The essence of kleptocracy, according to Andreski, is when the functioning of the organs of authority “is determined by the mechanisms of supply and demand rather than the laws and regulations”.

Even in the period immediately after independence in 1960, Andreski wrote, Nigeria was “the most perfect example of kleptocracy”, since “power itself rested on the ability to bribe”.

In other words, money rules – not the democratic authority of the people expressed in laws made in the national assembly by the people’s elected representatives, and enforced by public authorities held to account by parliament and the courts.

Ellis notes how Nigeria’s oil minister said in 1984 that the country had lost $16-billion (R242-billion) of oil revenues in the previous five years, the result of fraud carried out by an “international mafia” – about a fifth of its oil revenue.

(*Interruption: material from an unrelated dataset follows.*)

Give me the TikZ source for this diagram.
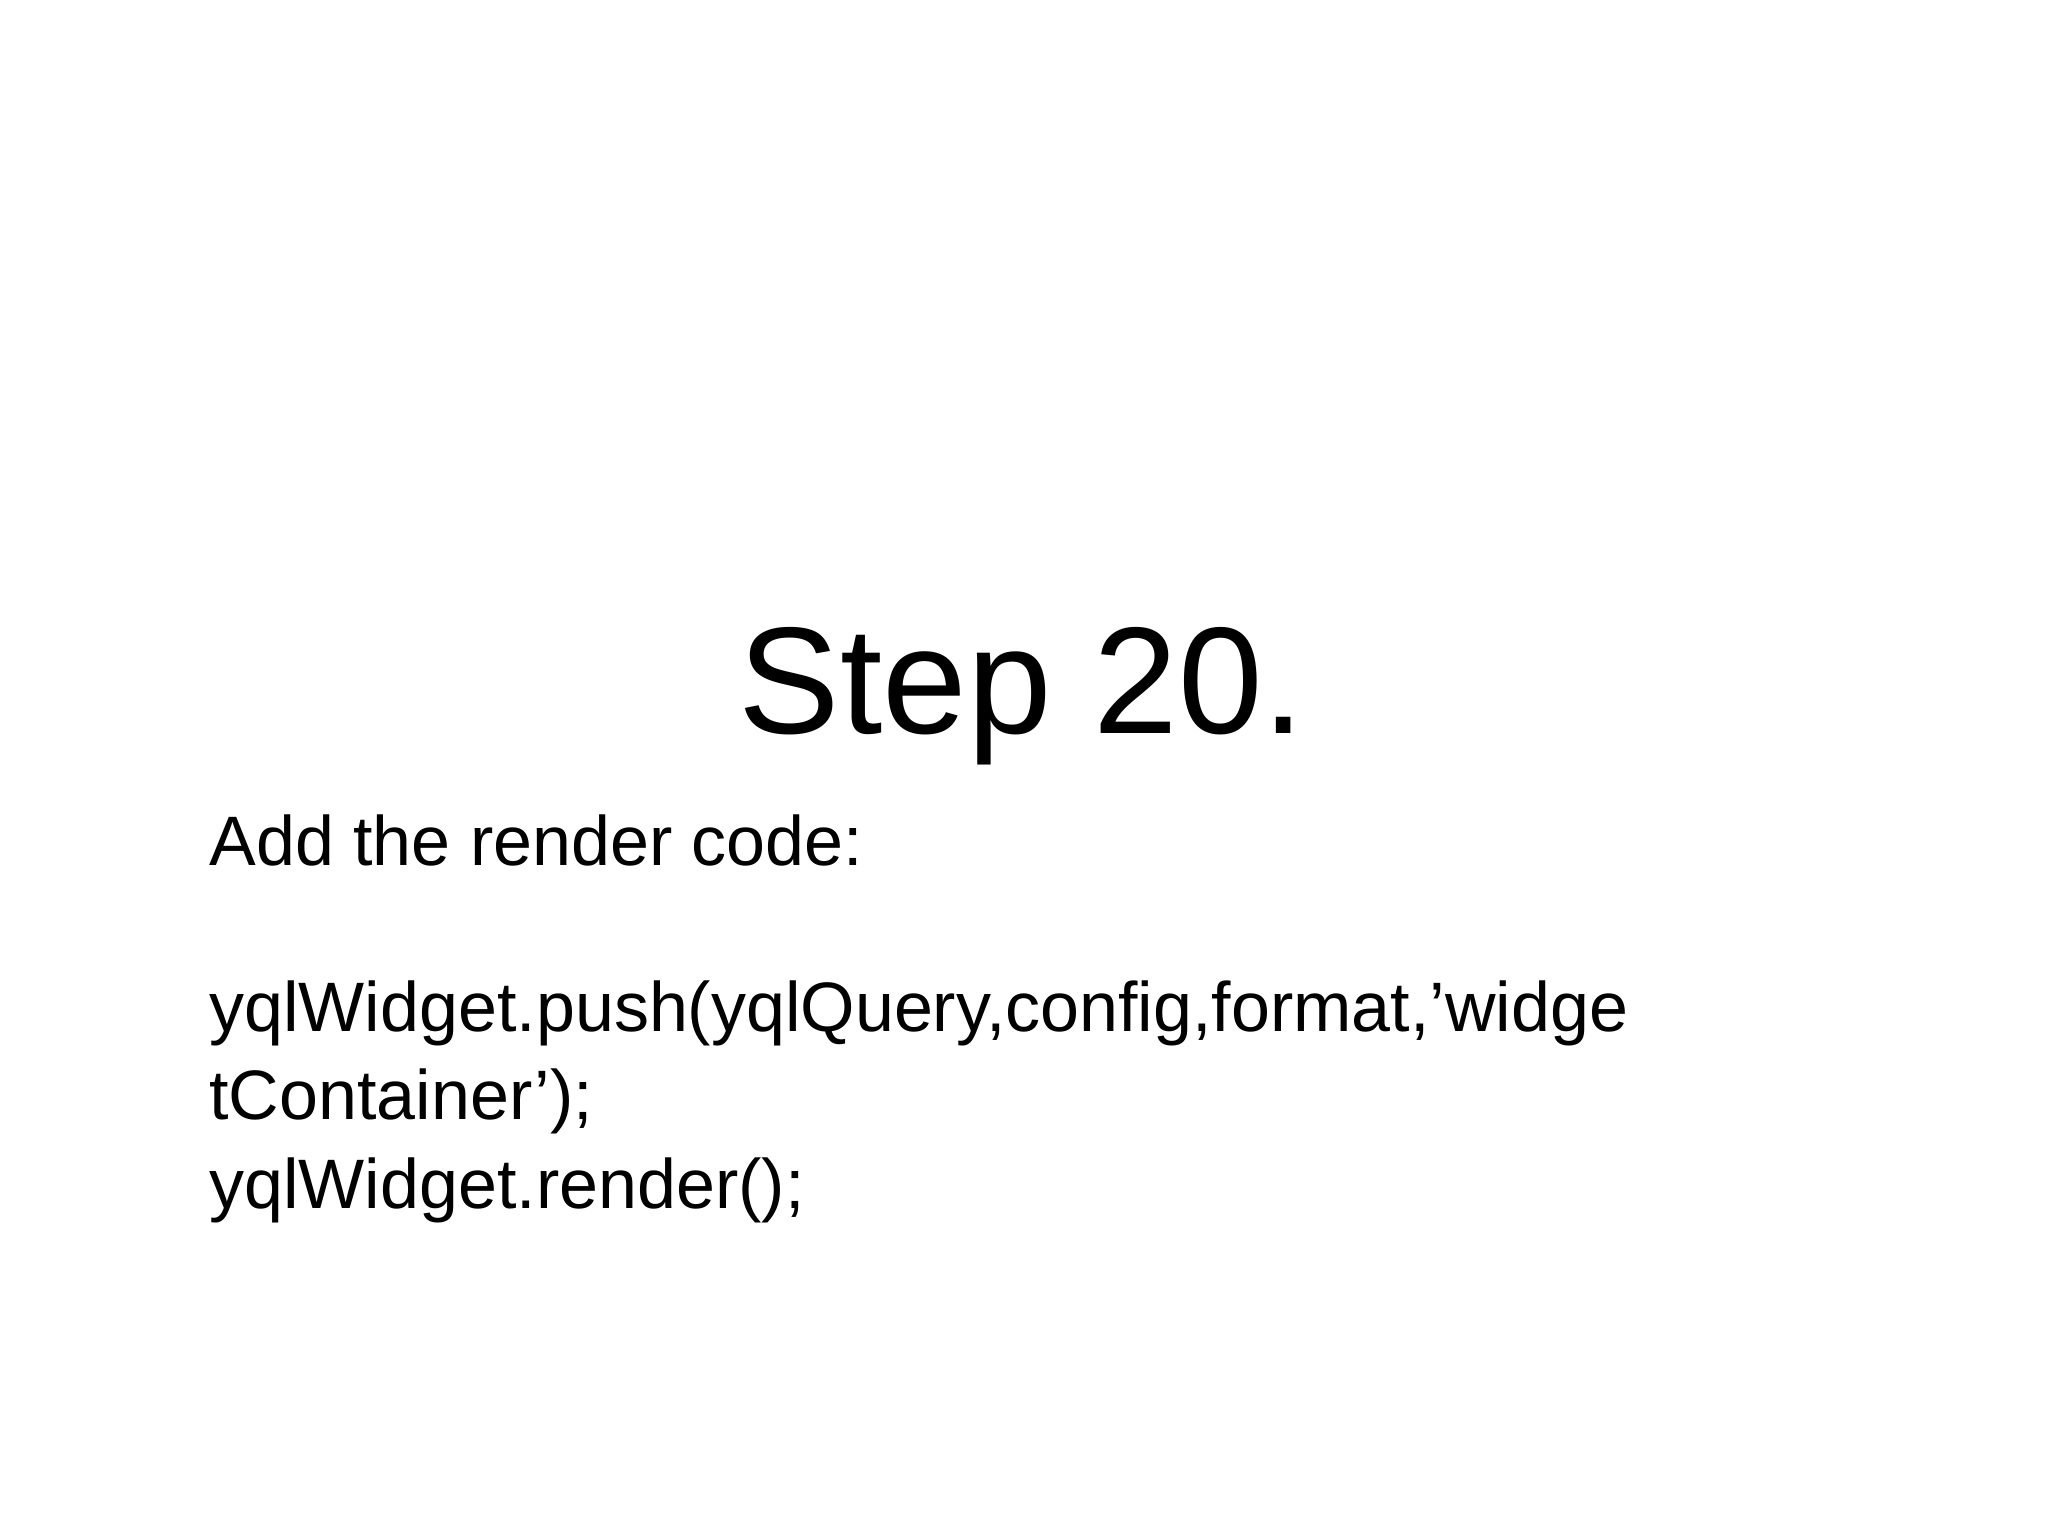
\documentclass[tikz,border=0pt]{standalone}
\usepackage{fontspec}
\setmainfont{Liberation Sans}
\begin{document}
\begin{tikzpicture}[x=1pt,y=1pt,
  body/.style={anchor=base west,inner sep=0pt,font=\fontsize{35}{40}\selectfont}]
\useasboundingbox (0,0) rectangle (1024,768);
\node[anchor=base,inner sep=0pt,font=\fontsize{76}{80}\selectfont] (title) at (511,401) {Step 20.};
\node[body] (intro) at (104.5,335) {Add the render code:};
\node[body] (l1) at (104.5,252) {yqlWidget.push(yqlQuery,config,format,'widge};
\node[body] (l2) at (104.5,208) {tContainer');};
\node[body] (l3) at (104.5,164) {yqlWidget.render();};
\end{tikzpicture}
\end{document}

According to the minister, crude oil was being diverted at sea by senior officials who received payment in dollars. Oil was also being sold illegally by officials of the government’s oil company, the NNPC. Products from Nigeria’s own refineries were being diverted to foreign ships for sale abroad – a process known as “bunkering”.

Ellis writes that in South Africa, Nigerian scammers “even managed to defraud the apartheid intelligence service, the National Intelligence Service, to the tune of R1.9-million, as its director sheepishly told his parliament’s public accounts committee”.

By 2009, he writes, South Africa was “a major centre for Nigerian fraudsters, some of whom had managed to bribe officials at the Companies and Intellectual Property Registration Office. Nigerian scammers were able to mimic leading companies and, for example, to receive tax refunds from fake accounts and to intercept cheques”.

The book has received top-level international attention, with an excerpt about the Nigerian-invented “Four One Nine” scam published online this week by the US journal, Newsweek.

Ellis places his final emphasis on the global nature of modern organised crime which, he writes, has shown itself “very successful – perhaps even more so than multinational businesses – in integrating local identities and practices into organisations with a global reach. Nowhere illustrates this better than Nigeria”.

The book was released last week – one week before a summit on global corruption opened in London attended by representatives of more than 40 states, including very prominently, the president of Nigeria, former General Muhammadu Buhari.

Buhari was voted into power on an anti-corruption ticket.

This week, Nigeria was listed at place 136 out of 168 on a global corruption index compiled by Transparency International, with Zimbabwe even lower down the scale at 150, and Somalia one from the bottom at 167.

Oil-rich Angola, ruled by the MPLA, and a main base of the ANC in exile between 1977 and 1988, was placed by Transparency International among the most corrupt states in the world, at 163. One in six children in Angola die before the age of five, it reported, making Angola the “deadliest place in the world” to be a child.

A review in the Financial Times (London) last weekend noted that Ellis “provides little succor for those Nigerians who would prefer to see their country cast in a brighter light. To paraphrase his thesis, a gangster state tends to breed gangsters. Reading between the lines, however, This Present Darkness offers an alternative future in which the ingenuity and commercial acumen of Nigerians could be turned to far more positive, productive use”.

That is a question for Nigerians.

South Africans will find much in This Present Darkness that rings familiar. The question they must answer is how to claim democratic control of this society, so that it does not travel down a similar route to kleptocracy.

That is a mode of government and society that could not be further from the ideals of the founders of modern South Africa, or the principle of the Freedom Charter that “The people shall govern!”